Fewer meals for the homeless
published: Monday | December 27, 2004


- NORMAN GRINDLEY/Staff Photographer
Homeless people along Barry Street in downtown Kingston yesterday.

Leonardo Blair, Staff Reporter

A HUGE sign on the steel grill of the General Post Office on Barry Street in downtown Kingston blares 'No Parking' - but still a raggedy bunch of homeless people are spending their holidays here.

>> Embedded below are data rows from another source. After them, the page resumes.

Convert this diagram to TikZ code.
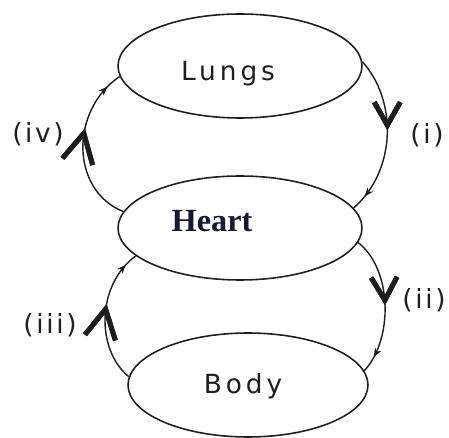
\documentclass[tikz,border=0pt]{standalone}
\usepackage{fontspec}
\usepackage{tikz}
\usetikzlibrary{arrows.meta,shapes.geometric,decorations.markings}
\newfontfamily\organfont[LetterSpace=15]{DejaVu Sans}
\newfontfamily\stepfont[LetterSpace=10]{DejaVu Sans}
\newfontfamily\heartfont{Liberation Serif}
\definecolor{inkgray}{RGB}{30,30,30}
\definecolor{heartink}{RGB}{22,24,52}
\tikzset{
  organ/.style={ellipse,draw=inkgray,line width=0.9pt,minimum width=4.88cm,minimum height=2.08cm,inner sep=0pt},
  organtext/.style={font=\organfont\fontsize{15}{18}\selectfont,text=inkgray},
  steplabel/.style={font=\stepfont\fontsize{15}{18}\selectfont,text=inkgray},
  flow/.style={draw=inkgray,line width=0.8pt},
  chevron/.style={postaction={decorate},decoration={markings,
    mark=at position #1 with {\arrow{Straight Barb[length=4.6mm,width=5.2mm,line width=2.8pt]}}}},
  bigchevron/.style={postaction={decorate},decoration={markings,
    mark=at position #1 with {\arrow{Straight Barb[length=5.8mm,width=6.2mm,line width=2.8pt]}}}},
  tip/.style={postaction={decorate},decoration={markings,
    mark=at position #1 with {\arrow{Stealth[length=1.7mm,width=1.3mm]}}}}
}

\begin{document}
\begin{tikzpicture}[x=0.02cm,y=-0.02cm]
  \useasboundingbox (0,0) rectangle (449,438);
  % the three organs
  \node[organ,label={[organtext,xshift=-0.24cm,yshift=-0.16cm]center:Lungs}] (lungs) at (240,66) {};
  \node[organ,label={[font=\heartfont\bfseries\fontsize{18.4}{20}\selectfont,text=heartink,xshift=-0.56cm,yshift=0.14cm]center:Heart}] (heart) at (240,228) {};
  \node[organ,minimum width=4.8cm,label={[organtext,xshift=-0.1cm,yshift=-0.02cm]center:Body}] (body) at (248,385) {};
  % circulation paths
  \draw[flow,chevron=0.46,tip=0.9] (lungs.2) .. controls (397,100) and (397,170) .. (heart.10);
  \draw[flow,chevron=0.5,tip=0.88] (heart.-7) .. controls (393,270) and (393,340) .. (body.7);
  \draw[flow,bigchevron=0.58,tip=0.9] (body.176) .. controls (96,350) and (96,285) .. (heart.195);
  \draw[flow,bigchevron=0.61,tip=0.9] (heart.172) .. controls (70,190) and (70,110) .. (lungs.185);
  % step labels
  \node[steplabel] (li) at (427,135) {(i)};
  \node[steplabel] (lii) at (424,300) {(ii)};
  \node[steplabel] (liii) at (50,325) {(iii)};
  \node[steplabel] (liv) at (38,134) {(iv)};
\end{tikzpicture}
\end{document}
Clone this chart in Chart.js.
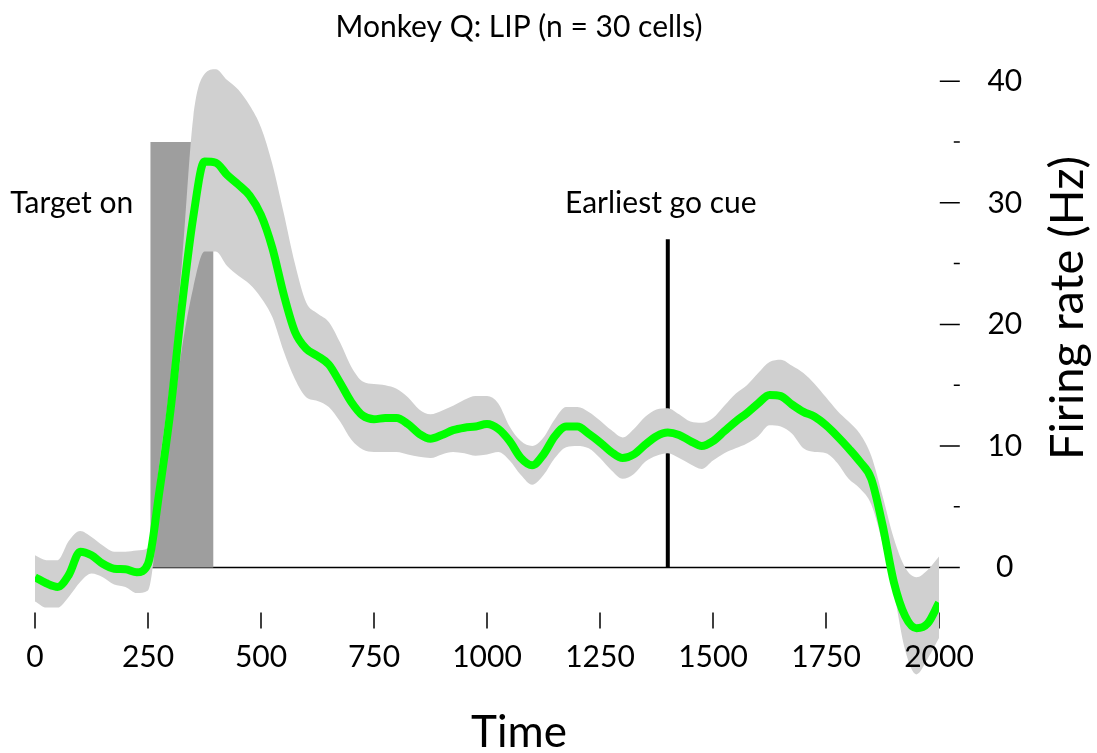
<!DOCTYPE html>
<html>
<head>
<meta charset="utf-8">
<script src="https://cdn.jsdelivr.net/npm/chart.js@4.4.0/dist/chart.umd.min.js"></script>
<style>
html, body { margin: 0; padding: 0; background: #fff; }
</style>
</head>
<body>
<canvas id="myChart" width="1097" height="753"></canvas>
<script>
// time axis (ms), one value every 25 ms
var Time = [];
for (var t = 0; t <= 2000; t += 25) Time.push(t);

// mean firing rate (Hz)
var Mean = [-0.8, -1.3, -1.6, -0.6, 1.3, 1.0, 0.3, -0.1, -0.15, -0.4,
  0.3, 6.2, 13.0, 21.5, 28.8, 33.4, 33.3, 32.3, 31.5, 30.6,
  29.0, 26.3, 22.5, 19.4, 18.0, 17.4, 16.7, 15.2, 13.6, 12.5,
  12.2, 12.3, 12.3, 11.8, 11.0, 10.6, 10.9, 11.3, 11.5, 11.6,
  11.8, 11.4, 10.4, 9.0, 8.4, 9.3, 10.8, 11.6, 11.6, 11.0,
  10.3, 9.5, 9.0, 9.3, 10.1, 10.8, 11.1, 10.9, 10.4, 10.0,
  10.4, 11.2, 12.0, 12.7, 13.5, 14.2, 14.1, 13.4, 12.8, 12.4,
  11.7, 10.8, 9.8, 8.7, 7.3, 3.5, -1.2, -4.0, -5.0, -4.6,
  -2.9];

// upper edge of error band
var Upper = [1.0, 0.6, 0.6, 2.2, 3.0, 2.5, 1.8, 1.3, 1.3, 1.4,
  1.6, 8.5, 15.5, 25.0, 37.0, 40.6, 41.0, 40.1, 39.3, 38.0,
  36.2, 33.2, 29.2, 25.0, 21.8, 20.9, 20.2, 18.5, 16.5, 15.3,
  15.1, 15.0, 14.7, 14.0, 13.0, 12.6, 12.9, 13.3, 13.8, 14.1,
  14.1, 13.5, 11.6, 10.4, 10.0, 10.7, 12.2, 13.2, 13.2, 12.8,
  12.1, 11.3, 10.7, 11.4, 12.4, 13.0, 13.1, 12.6, 12.0, 11.9,
  12.3, 13.3, 14.3, 15.0, 16.0, 16.9, 17.1, 16.6, 16.0, 15.1,
  14.0, 12.9, 12.0, 11.0, 9.2, 5.9, 2.4, 0.0, -0.8, -0.2,
  0.9];

// lower edge of error band
var Lower = [-2.8, -3.3, -3.3, -2.4, -1.2, -0.5, -0.8, -1.4, -1.6, -2.1,
  -1.9, 4.5, 11.0, 18.0, 23.0, 26.0, 26.0, 24.8, 24.0, 23.3,
  22.2, 20.6, 17.8, 15.5, 14.0, 13.7, 13.2, 12.0, 10.5, 9.7,
  9.5, 9.5, 9.5, 9.3, 9.1, 9.0, 9.3, 9.5, 9.4, 9.2,
  9.3, 9.5, 8.8, 7.6, 6.8, 7.6, 9.0, 9.9, 10.0, 9.8,
  9.0, 8.0, 7.3, 7.7, 8.7, 9.2, 9.4, 9.0, 8.5, 8.1,
  8.8, 9.4, 9.8, 10.2, 10.8, 11.7, 11.6, 11.0, 9.8, 9.5,
  9.4, 8.6, 7.3, 6.5, 5.2, 2.0, -2.0, -6.8, -8.8, -7.5,
  -5.8];

// target-on window and go cue
var TargetOn = [255, 395];
var TargetHeight = 35;
var GoCue = 1400;
var GoCueHeight = 27;

var XTicks = [0, 250, 500, 750, 1000, 1250, 1500, 1750, 2000];
var YTicks = [0, 10, 20, 30, 40];
var YMinor = [5, 15, 25, 35];

function pts(ys) {
  return Time.map(function (t, i) { return { x: t, y: ys[i] }; });
}

var FONT = 'Lato, "Open Sans", sans-serif';
var xAxisAt = -3.7;   // y value where x ticks start
var yAxisAt = 2046;   // x value of right axis

var axesPlugin = {
  id: 'axesPlugin',
  beforeDatasetsDraw: function (chart) {
    var ctx = chart.ctx, x = chart.scales.x, y = chart.scales.y;
    var ax = x.getPixelForValue(yAxisAt);
    var y0 = y.getPixelForValue(0);
    var tickTop = y.getPixelForValue(xAxisAt);
    ctx.save();
    ctx.strokeStyle = '#000';
    ctx.lineWidth = 1.5;
    ctx.beginPath();
    ctx.moveTo(x.getPixelForValue(0), y0);
    ctx.lineTo(ax, y0);
    XTicks.forEach(function (v) {
      var px = x.getPixelForValue(v);
      ctx.moveTo(px, tickTop);
      ctx.lineTo(px, tickTop + 16);
    });
    YTicks.forEach(function (v) {
      var py = y.getPixelForValue(v);
      ctx.moveTo(ax - 20, py);
      ctx.lineTo(ax, py);
    });
    YMinor.forEach(function (v) {
      var py = y.getPixelForValue(v);
      ctx.moveTo(ax - 6, py);
      ctx.lineTo(ax, py);
    });
    ctx.stroke();
    ctx.restore();
  },
  afterDraw: function (chart) {
    var ctx = chart.ctx, x = chart.scales.x, y = chart.scales.y;
    var ax = x.getPixelForValue(yAxisAt);
    var tickTop = y.getPixelForValue(xAxisAt);
    ctx.save();
    ctx.fillStyle = '#000';
    ctx.textBaseline = 'middle';
    ctx.font = '30px ' + FONT;
    ctx.textAlign = 'center';
    XTicks.forEach(function (v) {
      ctx.fillText(String(v), x.getPixelForValue(v), tickTop + 45);
    });
    YTicks.forEach(function (v) {
      ctx.fillText(String(v), ax + 45, y.getPixelForValue(v));
    });

    ctx.font = '30px ' + FONT;
    ctx.fillText('Monkey Q: LIP (n = 30 cells)', 519, 27);
    ctx.fillText('Earliest go cue', x.getPixelForValue(GoCue) - 7, y.getPixelForValue(30));
    ctx.textAlign = 'right';
    ctx.fillText('Target on', x.getPixelForValue(TargetOn[0]) - 17, y.getPixelForValue(30));

    ctx.textAlign = 'center';
    ctx.font = '44px ' + FONT;
    ctx.fillText('Time', 519, 733);
    ctx.font = '47px ' + FONT;
    ctx.translate(1068, 308);
    ctx.rotate(-Math.PI / 2);
    ctx.fillText('Firing rate (Hz)', 0, 0);
    ctx.restore();
  }
};

new Chart('myChart', {
  type: 'line',
  data: {
    datasets: [{
      data: pts(Mean),
      borderColor: '#00ff00',
      borderWidth: 8,
      cubicInterpolationMode: 'monotone',
      pointRadius: 0,
      fill: false,
      order: 0
    }, {
      data: pts(Upper),
      borderWidth: 0,
      borderColor: 'rgba(0,0,0,0)',
      backgroundColor: '#d0d0d0',
      cubicInterpolationMode: 'monotone',
      pointRadius: 0,
      fill: '+1',
      order: 1
    }, {
      data: pts(Lower),
      borderWidth: 0,
      borderColor: 'rgba(0,0,0,0)',
      cubicInterpolationMode: 'monotone',
      pointRadius: 0,
      fill: false,
      order: 1
    }, {
      data: [{ x: TargetOn[0], y: 0 }, { x: TargetOn[0], y: TargetHeight },
             { x: TargetOn[1], y: TargetHeight }, { x: TargetOn[1], y: 0 }],
      borderWidth: 0,
      borderColor: 'rgba(0,0,0,0)',
      backgroundColor: '#9e9e9e',
      tension: 0,
      pointRadius: 0,
      fill: 'origin',
      order: 2
    }, {
      data: [{ x: GoCue, y: 0 }, { x: GoCue, y: GoCueHeight }],
      borderColor: '#000',
      borderWidth: 4,
      tension: 0,
      pointRadius: 0,
      fill: false,
      order: 3
    }]
  },
  options: {
    responsive: false,
    animation: false,
    events: [],
    layout: { padding: { left: 35, right: 158, top: 57, bottom: 64 } },
    plugins: { legend: { display: false }, tooltip: { enabled: false }, title: { display: false } },
    scales: {
      x: { type: 'linear', min: 0, max: 2000, display: false },
      y: { type: 'linear', min: -10, max: 42, display: false }
    }
  },
  plugins: [axesPlugin]
});
</script>
</body>
</html>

This Christmas wasn't so good.

One, two, three, four ... there are about ten people. Among them a lone woman. Her name is Rosalyn. Rosalyn Messam. She has a friendly face which lights up with hope as soon as she begins her tale of Christmases past.

It is simple.

"The treatment was better last year. Some of the people who came out here to give us food last year didn't come out this year," she said. But Rosalyn couldn't ask for more as some people still remembered her. She got a hot meal at church this morning. She isn't exactly homeless but she falls among the poorest and happens to hang out with the homeless.

THEIR STORIES

A huge bearded man sprawls on the concrete beside her. "That's Bigga, mi husband," she said. Bigga wheezes in the fly infested air. He has earned the title 'husband' because he protects Rosalyn from rowdy suitors. His companions look like crumpled waste under their sooty clothing. Rosalyn hands Bigga a rosary. "A long time him ask mi fi one. Mi get one fi him this morning down a Father Ho Lung church." She then turns to another nameless face and hands him crackers.

André Phillips hobbled near. He was hit by a car on Christmas Day but the driver didn't leave him to die. He was bandaged at the Kingston Public Hospital and sent back to the streets.

He is muttering something to Rosalyn but she can't make it out. He then pulls a pair of slightly worn slippers from his black scandal bag. "How much you want for it?" asks Rosalyn. He mumbles something unintelligible. Rosalyn takes the slippers and promises him $100.

One man is angry. "Don't tell them nothing if you don't get no money."

It's definitely harder this Christmas, says Rosalyn but, "Mi trust in God same way. It is the Almighty God why some people still carry food for us," she said.